- Task -
Every line below that contains "matplotlib" is to be copied.

- Provided material -
....
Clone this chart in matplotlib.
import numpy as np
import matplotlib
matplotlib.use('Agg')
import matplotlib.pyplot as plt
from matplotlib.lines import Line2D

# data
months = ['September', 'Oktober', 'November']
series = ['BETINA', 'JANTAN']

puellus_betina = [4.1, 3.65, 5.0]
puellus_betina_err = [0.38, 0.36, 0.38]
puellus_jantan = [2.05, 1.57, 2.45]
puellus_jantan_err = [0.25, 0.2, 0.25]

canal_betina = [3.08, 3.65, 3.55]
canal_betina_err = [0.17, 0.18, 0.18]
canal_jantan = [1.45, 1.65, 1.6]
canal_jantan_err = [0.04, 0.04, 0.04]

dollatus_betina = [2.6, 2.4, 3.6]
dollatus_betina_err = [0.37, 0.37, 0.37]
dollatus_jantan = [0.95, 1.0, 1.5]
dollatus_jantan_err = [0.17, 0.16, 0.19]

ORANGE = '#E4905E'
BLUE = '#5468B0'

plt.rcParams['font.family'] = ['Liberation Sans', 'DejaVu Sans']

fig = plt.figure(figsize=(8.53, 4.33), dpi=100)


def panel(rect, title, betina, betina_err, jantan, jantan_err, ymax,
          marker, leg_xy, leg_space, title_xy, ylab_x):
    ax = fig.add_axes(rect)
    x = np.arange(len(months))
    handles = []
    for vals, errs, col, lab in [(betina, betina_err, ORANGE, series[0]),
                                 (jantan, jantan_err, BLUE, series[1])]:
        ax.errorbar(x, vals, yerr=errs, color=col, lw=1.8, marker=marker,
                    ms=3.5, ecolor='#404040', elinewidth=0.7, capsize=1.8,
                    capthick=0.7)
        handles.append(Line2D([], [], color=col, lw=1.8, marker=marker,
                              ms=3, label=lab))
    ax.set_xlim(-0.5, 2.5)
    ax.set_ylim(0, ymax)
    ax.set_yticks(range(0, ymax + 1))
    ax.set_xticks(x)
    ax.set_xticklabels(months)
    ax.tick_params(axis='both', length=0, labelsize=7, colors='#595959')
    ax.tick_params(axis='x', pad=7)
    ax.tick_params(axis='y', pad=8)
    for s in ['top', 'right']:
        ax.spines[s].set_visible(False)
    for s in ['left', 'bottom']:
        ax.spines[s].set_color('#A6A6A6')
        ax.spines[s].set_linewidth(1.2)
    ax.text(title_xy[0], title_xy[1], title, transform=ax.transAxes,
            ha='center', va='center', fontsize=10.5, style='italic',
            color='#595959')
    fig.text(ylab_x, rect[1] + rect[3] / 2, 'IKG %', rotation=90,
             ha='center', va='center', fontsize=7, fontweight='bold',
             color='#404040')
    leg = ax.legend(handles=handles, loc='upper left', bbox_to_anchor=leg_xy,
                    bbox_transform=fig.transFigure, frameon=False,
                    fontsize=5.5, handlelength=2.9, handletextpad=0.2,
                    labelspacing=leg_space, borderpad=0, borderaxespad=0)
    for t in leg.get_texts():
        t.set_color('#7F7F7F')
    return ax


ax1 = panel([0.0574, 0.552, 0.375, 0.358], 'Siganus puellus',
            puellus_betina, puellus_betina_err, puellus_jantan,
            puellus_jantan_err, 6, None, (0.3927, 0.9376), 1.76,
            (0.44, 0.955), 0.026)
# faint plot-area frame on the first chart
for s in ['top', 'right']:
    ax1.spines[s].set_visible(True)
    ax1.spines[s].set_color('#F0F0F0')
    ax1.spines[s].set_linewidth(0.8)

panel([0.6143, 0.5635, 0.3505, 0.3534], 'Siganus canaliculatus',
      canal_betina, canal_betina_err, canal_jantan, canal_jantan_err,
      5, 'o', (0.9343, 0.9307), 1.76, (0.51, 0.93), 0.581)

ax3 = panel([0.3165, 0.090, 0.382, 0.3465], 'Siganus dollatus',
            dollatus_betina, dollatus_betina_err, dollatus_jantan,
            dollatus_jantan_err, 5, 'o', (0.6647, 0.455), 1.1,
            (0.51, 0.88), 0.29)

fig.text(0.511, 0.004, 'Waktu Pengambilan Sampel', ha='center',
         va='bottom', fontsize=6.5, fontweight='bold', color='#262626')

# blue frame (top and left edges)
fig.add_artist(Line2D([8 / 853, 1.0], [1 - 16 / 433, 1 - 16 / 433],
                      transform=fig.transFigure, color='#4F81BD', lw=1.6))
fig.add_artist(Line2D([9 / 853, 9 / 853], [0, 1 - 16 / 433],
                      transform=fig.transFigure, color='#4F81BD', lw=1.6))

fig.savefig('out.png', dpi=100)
....
- Result for this exercise -
Clone this chart in matplotlib.
import matplotlib
matplotlib.use('Agg')
import matplotlib.pyplot as plt
from matplotlib.lines import Line2D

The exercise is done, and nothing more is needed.